DuPont argues that the District Court's consideration of facts outside the complaints was justified, claiming that the presence of third-party payors is common knowledge and could be inferred from the pleadings. Alternatively, DuPont suggests that these facts could be subject to judicial notice. However, these arguments are unconvincing. Rule 12(b)(6) mandates that the District Court favor the plaintiffs in drawing inferences, and the facts regarding third-party payors cited by the court do not meet the criteria for judicial notice under Rule 201(b), which requires that facts be generally known or easily verifiable from reliable sources. 

As the District Court's findings on this issue were crucial to its standing decision, it is necessary to assess whether the misapplication of Rule 12(b)(6) led to a misunderstanding of the substantive standing issue. Section 16 of the Clayton Act allows any entity to seek injunctive relief against potential harm from antitrust law violations, differing from Section 4, which requires proof of actual loss and provides for treble damages. Section 16 only requires a demonstration of a threat of loss and mandates that the injury aligns with the protections intended by antitrust laws. Although Section 16 has less stringent standing requirements than Section 4, it still necessitates showing a significant threat of injury from a violation of antitrust laws. 

In evaluating the Coumadin classes' Section 4 claim, the District Court applied the five Associated General factors to assess standing, which include the causal link between the antitrust violation and the plaintiff's harm, whether the injury is one the antitrust laws aim to address, the directness of the injury, the presence of more direct victims, and the risk of duplicative recovery or complex damage allocation.

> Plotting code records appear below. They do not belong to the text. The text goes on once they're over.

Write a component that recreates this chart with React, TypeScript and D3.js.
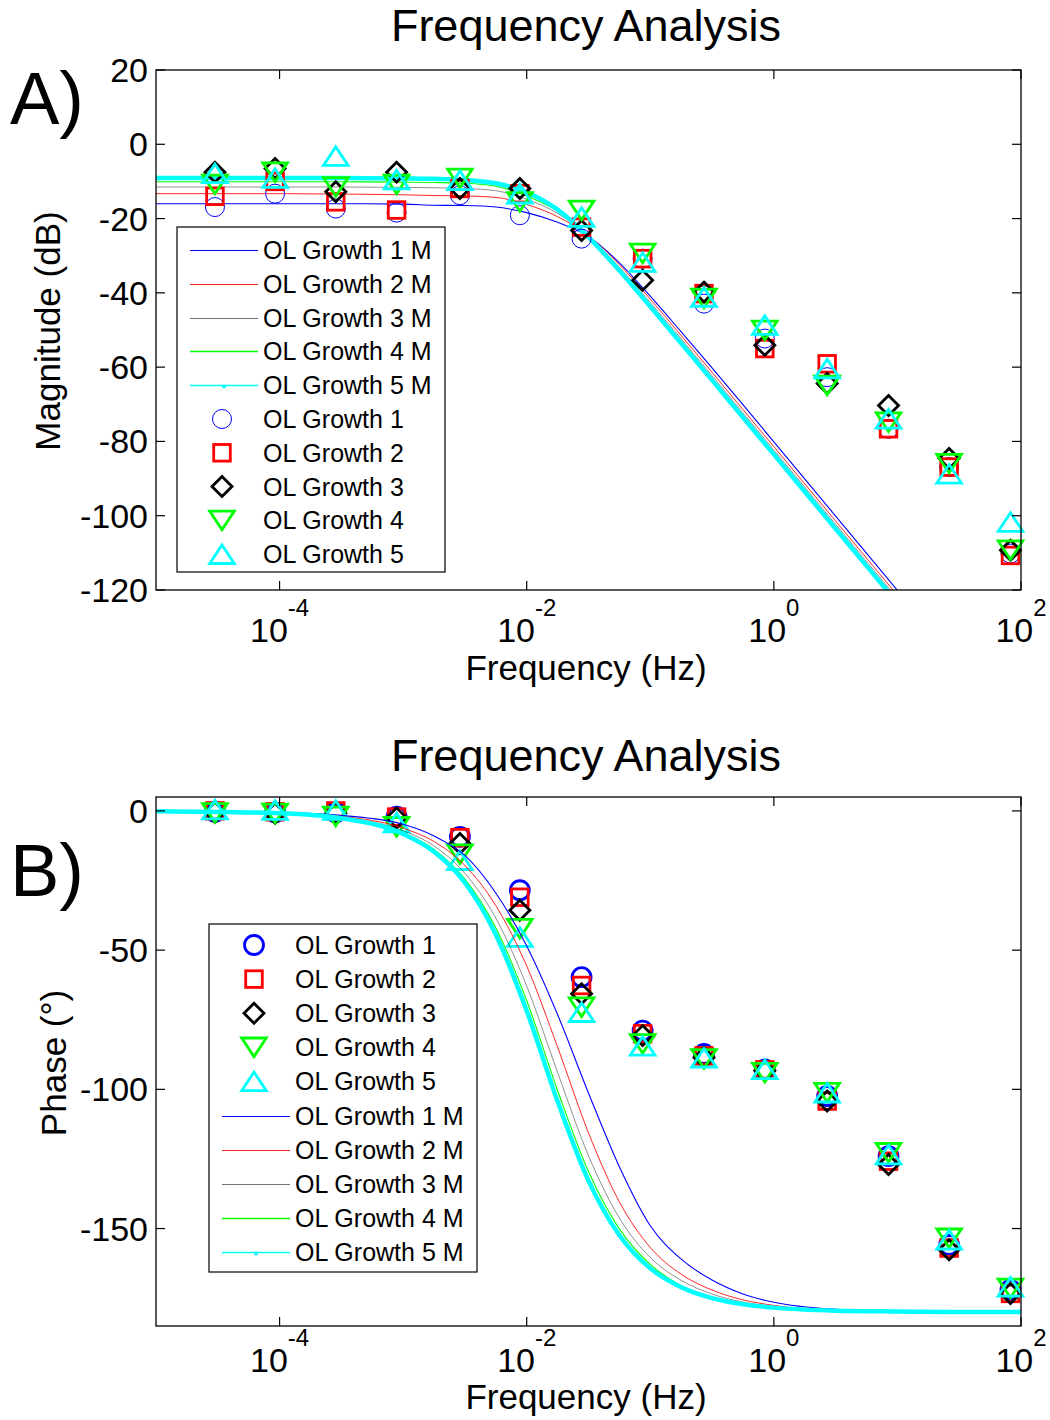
import React from 'react';
import * as d3 from 'd3';

const FONT = "'Liberation Sans', Arial, Helvetica, sans-serif";

// Measured frequencies (Hz)
const FREQ_MEAS = [3.0e-5, 9.2e-5, 2.85e-4, 8.85e-4, 2.88e-3, 8.8e-3, 2.78e-2, 8.67e-2, 0.272, 0.845, 2.7, 8.47, 26.2, 82.2];

// Measured magnitude (dB)
const MAG_G1 = [-16.9, -13.3, -17.3, -18.4, -13.7, -19.1, -25.4, -30.8, -42.9, -52.3, -62.7, -76.6, -86.9, -110.2];
const MAG_G2 = [-14.0, -10.0, -15.5, -17.7, -11.9, -13.3, -22.3, -30.8, -40.2, -55.0, -59.1, -76.6, -86.9, -110.7];
const MAG_G3 = [-7.5, -6.5, -12.8, -7.5, -11.9, -11.9, -23.2, -36.6, -39.8, -54.1, -64.4, -70.3, -84.6, -109.3];
const MAG_G4 = [-10.8, -7.5, -11.5, -10.8, -9.2, -15.5, -17.8, -29.4, -41.5, -50.1, -64.9, -74.8, -86.0, -109.3];
const MAG_G5 = [-7.8, -9.1, -3.2, -9.5, -9.7, -13.3, -19.6, -31.7, -41.1, -48.7, -60.4, -73.9, -88.7, -101.7];

// Measured phase (deg)
const PH_G1 = [-0.3, -0.5, -0.5, -2.1, -9.3, -28.5, -59.7, -78.9, -87.3, -92.8, -102.4, -124.0, -155.9, -172.0];
const PH_G2 = [0.0, -0.3, 0.0, -2.2, -9.6, -31.0, -62.7, -80.0, -88.0, -93.0, -104.2, -125.8, -157.0, -173.3];
const PH_G3 = [-0.5, -0.8, -0.8, -2.5, -11.7, -35.7, -65.7, -80.7, -88.6, -93.3, -104.2, -127.0, -157.6, -173.3];
const PH_G4 = [-0.7, -0.9, -2.0, -5.7, -15.5, -42.3, -70.5, -83.7, -89.1, -94.0, -101.2, -122.8, -153.5, -171.5];
const PH_G5 = [0.5, 0.3, 0.3, -4.2, -17.7, -45.3, -72.3, -84.4, -88.7, -92.8, -101.2, -123.4, -154.0, -170.9];

// Model curve frequencies (Hz)
const FREQ_MODEL = [1e-5, 1e-4, 3.16e-4, 1e-3, 1.78e-3, 3.16e-3, 5.62e-3, 1e-2, 1.78e-2, 3.16e-2, 5.62e-2, 0.1, 0.178, 0.316, 0.562, 1, 3.16, 10, 31.6, 100];

// Model magnitude (dB)
const MAG_M1 = [-16.0, -16.0, -16.0, -16.1, -16.4, -16.5, -16.9, -18.4, -21.0, -24.8, -31.9, -40.9, -50.5, -60.2, -70.1, -80.1, -100.1, -120.1, -140.1, -160.1];
const MAG_M2 = [-13.3, -13.3, -13.4, -13.6, -13.8, -13.9, -14.3, -16.2, -19.5, -24.6, -32.4, -41.7, -51.5, -61.4, -71.4, -81.4, -101.4, -121.4, -141.4, -161.4];
const MAG_M3 = [-11.5, -11.5, -11.5, -11.6, -11.7, -11.9, -12.5, -14.8, -18.6, -24.8, -33.1, -42.6, -52.4, -62.3, -72.3, -82.3, -102.3, -122.3, -142.3, -162.3];
const MAG_M4 = [-10.1, -10.1, -10.1, -10.2, -10.3, -10.5, -11.3, -13.9, -18.0, -25.0, -33.6, -43.2, -53.0, -63.0, -73.0, -83.0, -103.0, -123.0, -143.0, -163.0];
const MAG_M5 = [-9.1, -9.1, -9.1, -9.2, -9.3, -9.6, -10.5, -12.9, -17.6, -25.0, -34.0, -43.7, -53.6, -63.5, -73.5, -83.5, -103.5, -123.5, -143.5, -163.5];

// Model phase (deg)
const PH_M1 = [-0.05, -0.46, -1.6, -4.8, -9.0, -16.0, -29.5, -48.5, -73.2, -101.3, -127.8, -149.0, -161.0, -168.5, -173.5, -176.5, -179.0, -179.7, -180, -180];
const PH_M2 = [-0.06, -0.6, -1.95, -6.2, -11.0, -19.6, -34.0, -55.7, -84.9, -115.6, -140.4, -156.8, -166.4, -172.1, -175.6, -177.6, -179.3, -179.8, -180, -180];
const PH_M3 = [-0.07, -0.7, -2.25, -7.1, -12.6, -22.4, -38.5, -62.9, -94.0, -123.8, -146.2, -160.4, -168.6, -173.5, -176.4, -178.0, -179.4, -179.8, -180, -180];
const PH_M4 = [-0.08, -0.77, -2.45, -7.8, -13.8, -24.5, -42.0, -68.2, -100.5, -129.5, -150.1, -162.9, -170.5, -174.6, -177.0, -178.3, -179.5, -179.8, -180, -180];
const PH_M5 = [-0.08, -0.83, -2.63, -8.3, -14.7, -25.8, -44.4, -71.8, -104.4, -132.8, -152.4, -164.3, -171.1, -175.0, -177.2, -178.4, -179.5, -179.8, -180, -180];

const MEAS_NAMES = ['OL Growth 1', 'OL Growth 2', 'OL Growth 3', 'OL Growth 4', 'OL Growth 5'];
const MODEL_NAMES = ['OL Growth 1 M', 'OL Growth 2 M', 'OL Growth 3 M', 'OL Growth 4 M', 'OL Growth 5 M'];
const COLORS = ['#0000FF', '#FF0000', '#000000', '#00FF00', '#00FFFF'];
const SHAPES = ['circle', 'square', 'diamond', 'tridown', 'triup'];
const LINE_W = [1.1, 1.0, 0.8, 1.1, 4.5];
const LINE_OP = [1, 0.85, 0.55, 1, 1];
const LEG_W = [1, 1, 1, 1.4, 1.6];

const X_TICKS = [1e-4, 1e-2, 1, 100];
const X_TICK_EXP = ['-4', '-2', '0', '2'];
const MAG_TICKS = [20, 0, -20, -40, -60, -80, -100, -120];
const PH_TICKS = [0, -50, -100, -150];

const MAG_MEAS = [MAG_G1, MAG_G2, MAG_G3, MAG_G4, MAG_G5];
const PH_MEAS = [PH_G1, PH_G2, PH_G3, PH_G4, PH_G5];
const MAG_MODEL = [MAG_M1, MAG_M2, MAG_M3, MAG_M4, MAG_M5];
const PH_MODEL = [PH_M1, PH_M2, PH_M3, PH_M4, PH_M5];

function Marker({ shape, cx, cy, color, sw }: { shape: string; cx: number; cy: number; color: string; sw: number }) {
  const common = { fill: 'none', stroke: color, strokeWidth: sw, strokeLinejoin: 'miter' as const };
  if (shape === 'circle') return <circle cx={cx} cy={cy} r={9.5} {...common} />;
  if (shape === 'square') return <rect x={cx - 8.3} y={cy - 8.3} width={16.6} height={16.6} {...common} />;
  if (shape === 'diamond') {
    const h = 10;
    return <polygon points={`${cx},${cy - h} ${cx + h},${cy} ${cx},${cy + h} ${cx - h},${cy}`} {...common} />;
  }
  const w = 12.3, hh = 9.3;
  if (shape === 'tridown')
    return <polygon points={`${cx - w},${cy - hh} ${cx + w},${cy - hh} ${cx},${cy + hh}`} {...common} />;
  return <polygon points={`${cx},${cy - hh} ${cx + w},${cy + hh} ${cx - w},${cy + hh}`} {...common} />;
}

const L = 156, R = 1021;

function Panel({ top, bottom, ydom, yticks, meas, model, markersFirst, circleSW, idp, xlabOff }: any) {
  const x = d3.scaleLog().domain([1e-5, 1e2]).range([L, R]);
  const y = d3.scaleLinear().domain(ydom).range([bottom, top]);
  const line = d3.line<[number, number]>()
    .x((d) => x(d[0]))
    .y((d) => y(d[1]))
    .curve(d3.curveMonotoneX);
  const tl = 9;

  const lines = model.map((vals: number[], i: number) => (
    <path key={'l' + i} d={line(FREQ_MODEL.map((f, k) => [f, vals[k]] as [number, number])) || ''}
      fill="none" stroke={COLORS[i]} strokeWidth={LINE_W[i]} strokeOpacity={LINE_OP[i]}
      clipPath={`url(#clip${idp})`} />
  ));
  const markers = meas.map((vals: number[], i: number) => (
    <g key={'m' + i}>
      {FREQ_MEAS.map((f, k) => (
        <Marker key={k} shape={SHAPES[i]} cx={x(f)} cy={y(vals[k])} color={COLORS[i]} sw={i === 0 ? circleSW : 2.8} />
      ))}
    </g>
  ));

  return (
    <g>
      <defs>
        <clipPath id={`clip${idp}`}>
          <rect x={L} y={top} width={R - L} height={bottom - top} />
        </clipPath>
      </defs>
      <rect x={L} y={top} width={R - L} height={bottom - top} fill="#fff" />
      {markersFirst ? markers : lines}
      {markersFirst ? lines : markers}
      <rect x={L} y={top} width={R - L} height={bottom - top} fill="none" stroke="#000" strokeWidth={1.3} />
      {X_TICKS.map((t, i) => (
        <g key={'xt' + i}>
          <line x1={x(t)} x2={x(t)} y1={bottom} y2={bottom - tl} stroke="#000" strokeWidth={1.2} />
          <line x1={x(t)} x2={x(t)} y1={top} y2={top + tl} stroke="#000" strokeWidth={1.2} />
          <text x={x(t)} y={bottom + xlabOff} textAnchor="middle" fontFamily={FONT} fontSize={34} fill="#000">
            10<tspan dy={-26} fontSize={24}>{X_TICK_EXP[i]}</tspan>
          </text>
        </g>
      ))}
      {yticks.map((t: number, i: number) => (
        <g key={'yt' + i}>
          <line x1={L} x2={L + tl} y1={y(t)} y2={y(t)} stroke="#000" strokeWidth={1.2} />
          <line x1={R} x2={R - tl} y1={y(t)} y2={y(t)} stroke="#000" strokeWidth={1.2} />
          <text x={148} y={y(t) + 12} textAnchor="end" fontFamily={FONT} fontSize={34} fill="#000">{String(t)}</text>
        </g>
      ))}
    </g>
  );
}

function Legend({ x0, y0, w, h, rowY, rowH, lineX1, lineX2, markX, textX, order, circleSW }: any) {
  return (
    <g>
      <rect x={x0} y={y0} width={w} height={h} fill="#fff" stroke="#000" strokeWidth={1.2} />
      {order.map((item: any, r: number) => {
        const cy = rowY + r * rowH;
        const ly = Math.round(cy) + 0.5;
        const i = item.idx;
        return (
          <g key={r}>
            {item.kind === 'line' ? (
              <g>
                <line x1={lineX1} x2={lineX2} y1={ly} y2={ly} stroke={COLORS[i]} strokeWidth={LEG_W[i]} strokeOpacity={LINE_OP[i]} />
                {i === 4 && <circle cx={(lineX1 + lineX2) / 2} cy={ly + 1} r={2} fill={COLORS[i]} />}
              </g>
            ) : (
              <Marker shape={SHAPES[i]} cx={markX} cy={cy} color={COLORS[i]} sw={i === 0 ? circleSW : 2.8} />
            )}
            <text x={textX} y={cy + 9} fontFamily={FONT} fontSize={25} fill="#000">
              {item.kind === 'line' ? MODEL_NAMES[i] : MEAS_NAMES[i]}
            </text>
          </g>
        );
      })}
    </g>
  );
}

export default function App() {
  const linesOrder = [0, 1, 2, 3, 4].map((i) => ({ kind: 'line', idx: i }));
  const markOrder = [0, 1, 2, 3, 4].map((i) => ({ kind: 'mark', idx: i }));
  const cxMid = 586;
  return (
    <svg width={1050} height={1420} style={{ position: 'absolute', left: 0, top: 0, background: '#fff' }}>
      <rect x={0} y={0} width={1050} height={1420} fill="#fff" />
      {/* Panel A */}
      <text x={cxMid} y={41} textAnchor="middle" fontFamily={FONT} fontSize={45} fill="#000">Frequency Analysis</text>
      <Panel top={70} bottom={590} ydom={[-120, 20]} yticks={MAG_TICKS} meas={MAG_MEAS} model={MAG_MODEL}
        markersFirst={false} circleSW={1} idp="a" xlabOff={52} />
      <Legend x0={177} y0={227} w={268} h={345} rowY={250} rowH={33.8} lineX1={190} lineX2={258}
        markX={222} textX={263} order={[...linesOrder, ...markOrder]} circleSW={1} />
      <text x={cxMid} y={680} textAnchor="middle" fontFamily={FONT} fontSize={35} fill="#000">Frequency (Hz)</text>
      <text transform={`translate(60,331) rotate(-90)`} textAnchor="middle" fontFamily={FONT} fontSize={35} fill="#000">Magnitude (dB)</text>
      <text x={10} y={124} fontFamily={FONT} fontSize={74} fill="#000">A)</text>

      {/* Panel B */}
      <text x={cxMid} y={771} textAnchor="middle" fontFamily={FONT} fontSize={45} fill="#000">Frequency Analysis</text>
      <Panel top={797} bottom={1326} ydom={[-185, 5]} yticks={PH_TICKS} meas={PH_MEAS} model={PH_MODEL}
        markersFirst={true} circleSW={2.8} idp="b" xlabOff={46} />
      <Legend x0={209} y0={924} w={268} h={348} rowY={945} rowH={34.1} lineX1={222} lineX2={290}
        markX={254} textX={295} order={[...markOrder, ...linesOrder]} circleSW={2.8} />
      <text x={cxMid} y={1409} textAnchor="middle" fontFamily={FONT} fontSize={35} fill="#000">Frequency (Hz)</text>
      <text transform={`translate(66,1063) rotate(-90)`} textAnchor="middle" fontFamily={FONT} fontSize={35} fill="#000">Phase (°)</text>
      <text x={10} y={896} fontFamily={FONT} fontSize={74} fill="#000">B)</text>
    </svg>
  );
}
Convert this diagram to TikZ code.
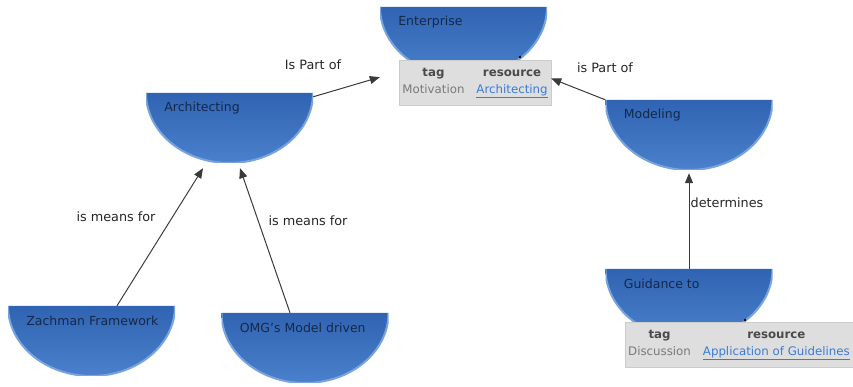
\documentclass[tikz,border=0pt]{standalone}
\usepackage{xcolor}
\usepackage{fontspec}
\setmainfont{DejaVu Sans}
\usepackage{tikz}
\usetikzlibrary{positioning,arrows.meta,calc}
\definecolor{CMBlueTop}{HTML}{3064B2}
\definecolor{CMBlueBot}{HTML}{4A80CC}
\definecolor{CMRim}{HTML}{78A3DC}
\definecolor{CMInk}{HTML}{16284A}
\definecolor{CMGrayBox}{HTML}{DEDEDE}
\definecolor{CMHead}{HTML}{4A4A4A}
\definecolor{CMMuted}{HTML}{7A7A7A}
\definecolor{CMLink}{HTML}{3A7CD6}
\definecolor{CMArrow}{HTML}{3A3A3A}

\begin{document}
\begin{tikzpicture}[x=1pt,y=1pt]
  \tikzset{
    cmconcept/.style={
      rectangle,
      inner sep=0pt,
      minimum width=167pt,
      minimum height=70pt,
      fill=white,
      path picture={
        \shade[top color=CMBlueTop,bottom color=CMBlueBot]
          (path picture bounding box.north west)
          arc[start angle=180,end angle=360,x radius=83.5pt,y radius=70pt]
          -- cycle;
        \draw[CMRim,line width=2pt]
          (path picture bounding box.north west)
          arc[start angle=180,end angle=360,x radius=83.5pt,y radius=70pt];
      }
    },
    cmtext/.style={
      anchor=west,
      xshift=15pt,
      yshift=-15pt,
      font=\fontsize{12.5}{15}\selectfont,
      text=CMInk
    },
    cmtable/.style={
      fill=CMGrayBox,
      draw=CMGrayBox!92!black,
      line width=0.4pt,
      inner sep=0pt,
      minimum height=45pt,
      font=\fontsize{11.8}{14}\selectfont
    },
    cmarrow/.style={
      -{Triangle[length=10pt,width=8pt]},
      draw=CMArrow,
      line width=1pt
    },
    cmlabel/.style={font=\fontsize{12.8}{15}\selectfont,text=black!85}
  }
  \useasboundingbox (0,0) rectangle (853,387);

  % ------------------------------------------------------------------
  % Concepts
  % ------------------------------------------------------------------
  \node[cmconcept,label={[cmtext]north west:Enterprise}] (ent) at (463.5,345) {};
  \node[cmconcept,label={[cmtext]north west:Architecting}] (arch) at (229.5,259) {};
  \node[cmconcept,label={[cmtext]north west:Modeling}] (model) at (689,252) {};
  \node[cmconcept,label={[cmtext]north west:Guidance to}] (guide) at (689,83) {};
  \node[cmconcept,label={[cmtext]north west:Zachman Framework}] (zach) at (91.5,46) {};
  \node[cmconcept,label={[cmtext]north west:OMG's Model driven}] (omg) at (305,39) {};

  % ------------------------------------------------------------------
  % Resource tables
  % ------------------------------------------------------------------
  \node[cmtable,minimum width=152pt] (enttab) at (475,304.5)
    {\begin{tabular}{@{}cc@{}}
       \textcolor{CMHead}{\textbf{tag}} & \textcolor{CMHead}{\textbf{resource}}\\[3pt]
       \textcolor{CMMuted}{Motivation} & \textcolor{CMLink}{\underline{Architecting}}
     \end{tabular}};
  \node[cmtable,minimum width=228pt] (guidetab) at (739,42.5)
    {\begin{tabular}{@{}cc@{}}
       \textcolor{CMHead}{\textbf{tag}} & \textcolor{CMHead}{\textbf{resource}}\\[3pt]
       \textcolor{CMMuted}{Discussion} & \textcolor{CMLink}{\underline{Application of Guidelines}}
     \end{tabular}};
  \fill[black] (520,330) circle (1.4pt);
  \fill[black] (745,67) circle (1.4pt);

  % ------------------------------------------------------------------
  % Relations
  % ------------------------------------------------------------------
  \draw[cmarrow] ([yshift=-4pt]arch.north east) -- (ent.south west);
  \draw[cmarrow] (model.north west) -- ([yshift=4pt]enttab.east);
  \draw[cmarrow] ([xshift=25.5pt]zach.north) -- ([xshift=-26.5pt,yshift=-5pt]arch.south);
  \draw[cmarrow] ([xshift=-15pt]omg.north) -- ([xshift=10.5pt,yshift=-5pt]arch.south);
  \draw[cmarrow] (guide.north) -- ([yshift=-3pt]model.south);

  \node[cmlabel] (lblentA) at (313,322) {Is Part of};
  \node[cmlabel] (lblentB) at (605,319) {is Part of};
  \node[cmlabel] (lblzach) at (116,170) {is means for};
  \node[cmlabel] (lblomg) at (308,166) {is means for};
  \node[cmlabel] (lbldet) at (727,184) {determines};
\end{tikzpicture}
\end{document}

Factors one and three required the class to demonstrate that DuPont's monopolization of the anticoagulant market directly caused their injuries. The District Court found that the consumers, positioned third in the distribution chain, and the role of managed care in influencing prescription drug prices, contributed to the conclusion that the plaintiffs' alleged injuries were too remote to establish antitrust standing. The court noted that tracing the overpayment to DuPont's conduct involved several vaguely defined links, indicating a typical indirect purchaser scenario and raising doubts about whether the class experienced any antitrust injury.

Regarding the request for injunctive relief under section 16, the District Court determined, based on its earlier findings, that the class had not adequately alleged the necessary antitrust injury or the causal link to DuPont's conduct. Consequently, the class lacked standing to seek injunctive relief, as they did not demonstrate injuries preventable under the Sherman Act.

While indirect purchaser status does not preclude a request for injunctive relief under section 16 of the Clayton Act, the class must still show entitlement to such relief by demonstrating a threatened loss or injury that can be recognized in equity, which is proximately caused by the alleged antitrust injury. The evaluation centers on whether the class's allegations—that DuPont's actions stifled competition and led to inflated prices for Coumadin—satisfy this requirement.

The court referenced the Supreme Court's guidance, highlighting similarities between the current case and Blue Shield of Virginia v. McCready, where a conspiracy limited competition in a healthcare context, indicating a precedent for assessing the nature of threatened injury.

The Supreme Court's decision in McCready established that a plaintiff may have standing under section 4 of the Clayton Act if their injury is closely related to the antitrust violation and does not present a risk of duplicative recovery. McCready's injury was deemed 'inextricably intertwined' with the conspirators' actions, allowing her to pursue a claim. Similarly, the class in the current case asserts injury from an unlawful restraint on competition concerning Coumadin, reinforcing that indirect purchasers can bring suit without being barred by their status. The class's claims are supported by the absence of duplicative recovery, as they seek only injunctive relief under section 16.

The high prices paid by Coumadin consumers are directly linked to the alleged antitrust violations, making them foreseeable victims of DuPont's exclusionary practices. This mirrors McCready's situation, where the injury was closely associated with the conspiracy's target. The causal relationship is clear; the excess costs paid by Coumadin users are 'inextricably intertwined' with DuPont's conduct, which aimed to inflate prices. The District Court's refusal to acknowledge standing contradicts established jurisprudence, particularly the precedent set in McCarthy v. Recordex, where indirect purchasers were allowed to claim injury despite their status in the distribution chain.

Decisions negating antitrust standing from previous cases are distinguishable. In *City of Pittsburgh v. West Penn Power Co.*, the city sought damages and an injunction against a merger of electric companies, claiming it would eliminate potential lower prices for residents. The court ruled the city's claim failed due to a lack of causal connection and antitrust injury, attributing the injury to an intervening regulatory scheme rather than the merger. However, it noted that without this regulatory barrier, the city would likely have had standing for relief under section 16 of the Clayton Act, as the merger would diminish competition.

In *Steamfitters Local Union No. 420 Welfare Fund v. Philip Morris, Inc.*, the court found that the union funds' injuries were too remote to establish a causal connection to the tobacco companies' antitrust actions, indicating that the existence of smokers alone could justify the alleged conspiracy.

In the current case, the purchasers of Coumadin are similar to the smokers in *Steamfitters*, as DuPont's efforts to exclude a generic version were intended to maintain higher prices for the drug. The allegations establish the necessary causal link between DuPont's anticompetitive conduct and the harm to Coumadin purchasers. Therefore, the court concludes that this class has met the standing requirements for injunctive relief under section 16 of the Clayton Act, and unless enjoined, DuPont's unlawful actions will persist, causing ongoing financial harm to the class.

The court will reverse the District Court's dismissal of the class complaints for lack of antitrust standing and remand for further proceedings. The court accepts the facts alleged in the complaint as true.